Training Centre

The MAF Uganda program has become an international hub for many of our pilots as its training base expands and participates in upgrading more pilot’s type conversions. The Uganda training base is one of MAF International’s training bases, where MAF is providing training for its own pilots (conversion training, supervisory pilot, check pilot, and instructor pilot training).

The MAF Line Pilot Standardisation course which is currently held for MAF International pilots in Mareeba, Australia, will hopefully also be offered in Uganda by 2018. This means that pilots passing through the African region can more easily be given training more conveniently in Uganda and it also enables MAF Uganda to help offload the growing training needs that Mareeba has been fulfilling. During 2017, a full flight simulator was added to the MAF Uganda training base, further enhancing our training capabilities.

In 2016 the base helped train up to 6 non-MAF Ugandan pilots and after June of this year the program will be helping prepare 4 pilots who will be transitioning from Arnhem Land to South Sudan upgrading to flying the 208 Caravan and also 1 pilot from Bangladesh. An exciting addition to the base in 6 months time will be a 208 Caravan flight simulator which will enhance the training program and help with the growing needs of the base. Hansjoerg mentioned about the importance of quality training, “We train most of the caravan pilots so we see it as a big responsibility to train them right as it sets a precedence in the MAF Africa Region.”

The beauty of having this particular training base based in a busy operational program like MAF Uganda means that both Hansjoerg and Martin are able to also fly where and when needed. Martin and Hansjoerg also train our own MAF check, instructor and supervisory pilots for the MAF Africa Region.

The training base also offers training and checking for smaller programs that don’t have in-house check pilots for eg. Tanzania, Chad, Mongolia and Liberia. Training Captain Greg Vine also helps as a check pilot when needed outside of Uganda. Hansjoerg who began training in 2006 travels a number of times a year to different MAF bases and Martin who began in 2008, twice a year.

Hansjoerg commented about some of the highlights of his job, “It’s always good to see pilots through the base who go on to become senior pilots who then mentor other pilots. I also like the diversity of our job and the international focus.” Martin mentioned the satisfaction of seeing some of these pilots develop into strong assets for MAF. “One pilot came to us 2 years ago from MAF US and has gone on to become a pilot/program manager in Bangladesh.

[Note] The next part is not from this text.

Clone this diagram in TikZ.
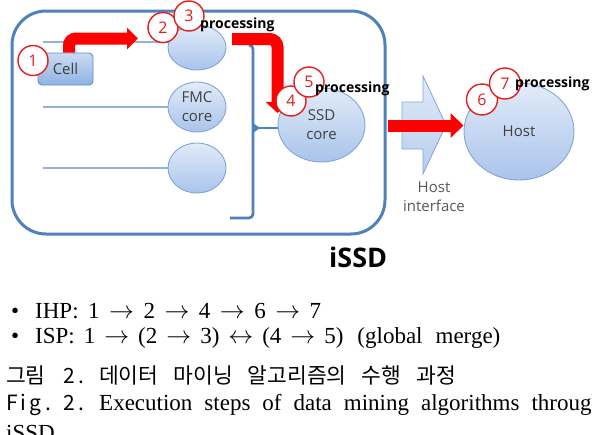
\documentclass[tikz,border=0pt]{standalone}
\usepackage{fontspec}
\setmainfont{Liberation Serif}
\newfontfamily\diagfont{Open Sans}
\newfontfamily\korfont{Noto Sans CJK KR}
\usetikzlibrary{arrows.meta,shapes.geometric}
\pgfdeclarelayer{bg}
\pgfsetlayers{bg,main}
\definecolor{frameblue}{HTML}{4F81BD}
\definecolor{coreline}{HTML}{7FA6DA}
\definecolor{coretop}{HTML}{E2EBF8}
\definecolor{corebot}{HTML}{A9C4EB}
\definecolor{celltop}{HTML}{CADBF3}
\definecolor{cellbot}{HTML}{8FB2E4}
\definecolor{cellline}{HTML}{5F8DCB}
\definecolor{thinblue}{HTML}{95B3D7}
\definecolor{numred}{HTML}{E41E1E}
\definecolor{arrred}{HTML}{FF0000}
\definecolor{textgray}{HTML}{404040}
\definecolor{ifgray}{HTML}{595959}
\begin{document}
\begin{tikzpicture}[x=1pt,y=-1pt,
  core/.style={ellipse, draw=coreline, line width=0.9pt, top color=coretop, bottom color=corebot,
    inner sep=0pt, font=\diagfont\fontsize{15}{19}\selectfont, text=textgray, align=center},
  cellbox/.style={rectangle, rounded corners=4pt, draw=cellline, line width=0.9pt,
    top color=celltop, bottom color=cellbot, minimum width=55pt, minimum height=32pt,
    font=\diagfont\fontsize{15}{17}\selectfont, text=textgray},
  numc/.style={circle, draw=numred, line width=1.4pt, fill=white, text=numred,
    minimum size=30pt, inner sep=0pt, font=\diagfont\fontsize{16}{16}\selectfont},
  redarr/.style={draw=arrred, line width=12pt},
  thinline/.style={draw=thinblue, line width=1.6pt},
  bracketline/.style={draw=frameblue, line width=2.8pt},
  plabel/.style={font=\diagfont\bfseries\fontsize{14}{14}\selectfont, inner sep=0pt, anchor=base west},
  captext/.style={inner sep=0pt, anchor=base west, font=\fontsize{23}{27}\selectfont},
  kortext/.style={inner sep=0pt, anchor=base west, font=\korfont\fontsize{21.5}{24}\selectfont}
]
\useasboundingbox (0,0) rectangle (592,434);

% iSSD frame
\node[draw=frameblue, line width=3pt, rounded corners=34pt, minimum width=373pt, minimum height=223pt,
  inner sep=0pt] (issd) at (198.5,122.5) {};

% cores
\node[cellbox] (cell) at (65.5,69) {Cell};
\node[core, minimum width=58pt, minimum height=45pt] (top) at (197,47.5) {};
\node[core, minimum width=58pt, minimum height=50pt] (fmc) at (197,107) {FMC\\core};
\node[core, minimum width=58pt, minimum height=50pt] (bot) at (197,168) {};
\node[core, minimum width=87pt, minimum height=74pt] (ssd) at (321.5,125) {SSD\\core};
\node[core, minimum width=110pt, minimum height=97pt] (host) at (519,131.5) {Host};

% coordinates
\coordinate (l1) at (43,42);
\coordinate (l2) at (43,107);
\coordinate (l3) at (43,168);
\coordinate (bm) at (253,128);
\coordinate (a1e) at (138,38.5);
\coordinate (a2s) at (232,39);
\coordinate (a2e) at (277.5,113);
\coordinate (a3s) at (388,125.5);

\begin{pgfonlayer}{bg}
  \fill[white] (0,0) rectangle (592,434);
  \draw[thinline] (l1) -- (l1 -| top.center);
  \draw[thinline] (l2) -- (fmc.west);
  \draw[thinline] (l3) -- (bot.west);
  \draw[bracketline, rounded corners=4pt] (249,45) -- (253,45) -- (253,218) -- (230,218);
  \draw[bracketline] (bm) -- (bm -| ssd.center);
  \fill[frameblue] (253,123) -- (260,128) -- (253,133) -- cycle;
\end{pgfonlayer}

% host interface block arrow
\path[draw=coreline, line width=0.8pt, top color=coretop, bottom color=corebot!85]
  (402,102) -- (423,102) -- (423,76) -- (446,125) -- (423,174) -- (423,149) -- (402,149) -- cycle;
\node[inner sep=0pt, align=center, font=\diagfont\fontsize{15}{19}\selectfont, text=ifgray] (hif) at (434,197) {Host\\interface};

% red arrows
\draw[redarr, rounded corners=7pt, -{Triangle[length=11pt,width=21pt]}] ([xshift=3.5pt]cell.north) |- (a1e);
\draw[redarr, rounded corners=8pt, -{Triangle[length=11pt,width=23pt]}] (a2s) -| (a2e);
\draw[redarr, -{Triangle[length=13pt,width=24pt]}] (a3s) -- (a3s -| host.west);

% number markers
\node[numc] (n1) at (33,60.5) {1};
\node[numc] (n2) at (163,27.5) {2};
\node[numc] (n3) at (189,16) {3};
\node[numc] (n4) at (291,101) {4};
\node[numc] (n5) at (309,82) {5};
\node[numc, minimum size=31pt] (n6) at (482,99.5) {6};
\node[numc, minimum size=31pt] (n7) at (505,83.5) {7};

% processing labels
\node[plabel] (p3) at (200,28) {processing};
\node[plabel] (p5) at (315,92) {processing};
\node[plabel] (p7) at (515,87) {processing};
\node[inner sep=0pt, anchor=base west, font=\diagfont\bfseries\fontsize{27}{27}\selectfont] (lbl) at (329,267) {iSSD};

% caption text
\node[captext] (b1) at (11,318) {\textbullet};
\node[captext] (t1) at (35,318) {\spaceskip=9.5pt IHP: 1 $\rightarrow$ 2 $\rightarrow$ 4 $\rightarrow$ 6 $\rightarrow$ 7};
\node[captext] (b2) at (11,343) {\textbullet};
\node[captext] (t2) at (35,343) {\spaceskip=9pt ISP: 1 $\rightarrow$ (2 $\rightarrow$ 3) $\leftrightarrow$ (4 $\rightarrow$ 5) \hspace{5pt}(global \hspace{4pt}merge)};
\node[kortext] (k1) at (6,383) {그림};
\node[kortext, font=\korfont\fontsize{21}{24}\selectfont] (k2) at (63,383) {2\kern4pt.};
\node[kortext] (k3) at (99,383) {\spaceskip=15pt 데이터 마이닝 알고리즘의 수행 과정};
\node[kortext, font=\korfont\fontsize{21}{24}\selectfont] (f1) at (6,410) {F\kern3pt i\kern3pt g\kern4pt.};
\node[kortext, font=\korfont\fontsize{21}{24}\selectfont] (f2) at (63,410) {2\kern4pt.};
\node[captext] (f3) at (99,410) {\spaceskip=12pt Execution steps of data mining algorithms through};
\node[captext] (f4) at (6,440) {iSSD};
\end{tikzpicture}
\end{document}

He has contributed a lot to MAF. Sometimes pilots need to be pushed into more senior roles to encourage them to grow and be stretched.”

Hansjoerg Schlatter

Training Captain Hansjoerg Schlatter at his desk in Kajjansi

A particular aspect of the base which both Hansjoerg and Martin are happy about is the National Internship Program which is addressing the vision of MAF to help equip local nationals from ‘doing’ to ‘enabling’. In Hansjoerg’s words, “It is exciting that we have this drive for the next 5 years to implement 1 of our strategic goals of MAFI to recognise the value in training local staff. It helps to appreciate that they can do what we do and there is also increasing pressure from immigration to replace international staff with locally trained professionals.” MAF Uganda is currently involved with training South Sudanese pilot, Dut Agwang (*see previous story) Hansjoerg commented, “It’s been amazing to see Dut’s progress. He has made good progress and is highly motivated.”

When asked what either of them would say to someone they wanted to inspire to fly with MAF, Martin replied, “Knowing that you’re able to impact people’s lives and you’re not just working for a company increasing their revenue. As a MAF pilot you’re not just flying the plane, you’re helping load the plane, preparing flight plans, liaising with customers and passengers….if you want to just get in the cockpit and fly, MAF may not be the best place for you. It makes the flying more fun when you’re ‘bush’ flying, (not just pressing ‘auto pilot’!) The diversity can be overwhelming but interesting. It’s also fun that we work with different nationalities.” Hansjoerg ended by saying, “There are a lot of changes to your everyday job…a lot of diversity. The main thing is to know that it is where God wants you….than you have purpose.”